Near to it is a scimetar, probably a part of the panoply of the same monarch. Both the hilt and the greater part of the broad scabbard of this weapon are incrusted with large table diamonds, forming checkerwork, all the square stones being regularly and symmetrically cut, of exactly the same size—upward of half an inch across. There are many other sumptuous works of art which are similarly adorned.

Rightfully first among the world’s splendid coronets stands the State Crown of England. It was made in 1838 with jewels taken from old crowns and others furnished by command of the Queen.

It consists of diamonds, pearls, rubies, sapphires, and emeralds, set in silver and gold. It has a crimson velvet cap with ermine border; it is lined with white silk and weighs about forty ounces. The lower part of the band above the ermine border consists of a row of one hundred and ninety-nine pearls, and the upper part of this band has one hundred and twelve pearls, between which, in the front of the crown, is a large sapphire which was purchased for it by George IV.

At the back is a sapphire of smaller size and six others, three on each side, between which are eight emeralds. Above and below the sapphires are fourteen diamonds, and around the eight emeralds are one hundred and twenty-eight diamonds. Between the emeralds and sapphires are sixteen ornaments, containing one hundred and sixty diamonds. Above the band are eight sapphires, surmounted by eight diamonds, between which are eight festoons, consisting of one hundred and forty-eight diamonds.
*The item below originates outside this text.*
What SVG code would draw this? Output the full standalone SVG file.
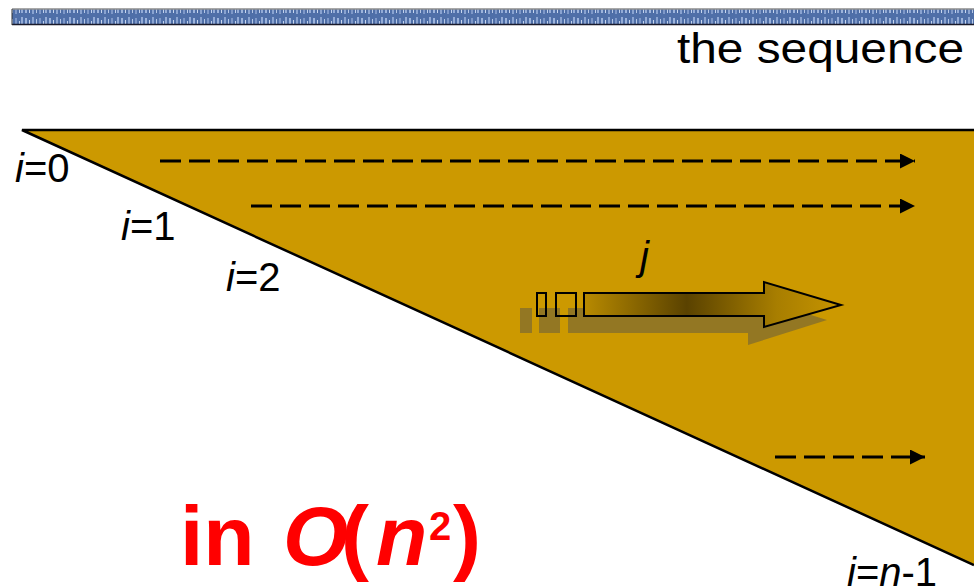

In the front of the crown and in the centre of a diamond Maltese cross is the famous ruby of the Black Prince. Around this ruby to form the cross are seventy-five brilliant diamonds. Three other Maltese crosses, forming the two sides and back of the crown, have emerald centres, and each contains between one and two hundred brilliant diamonds. Between the four Maltese crosses are four ornaments in the form of the French fleur-de-lis, with four rubies in the centre, and surrounded by rose diamonds.

From the Maltese crosses issue four imperial arches, composed of oak leaves and acorns embellished with hundreds of magnificent jewels. From the upper part of the arches are suspended four large pendant pear-shaped pearls, with rose diamond caps. Above the arch stands the mound, thickly set with brilliants. The cross on the summit has a rose cut sapphire in the centre, surrounded by diamonds.

A gem is said to represent “condensed wealth,” and it is also condensed history. The blood of a ruby, the faint moonlight lustre of a pearl, the green glow of an emerald, and the dazzling white light of a diamond—in what unfailing magic lies their charm? Tiny bits of crystal as they appear to be—even the Orloff diamond could be concealed in a child’s hand—yet kings and queens have played for stakes like these. Battle and murder have been done for them, honour bartered and kingdoms lost, but the old magic beauty never fades, and to-day, as always, sin and beauty, side, by side, are mirrored in the flash of a jewel.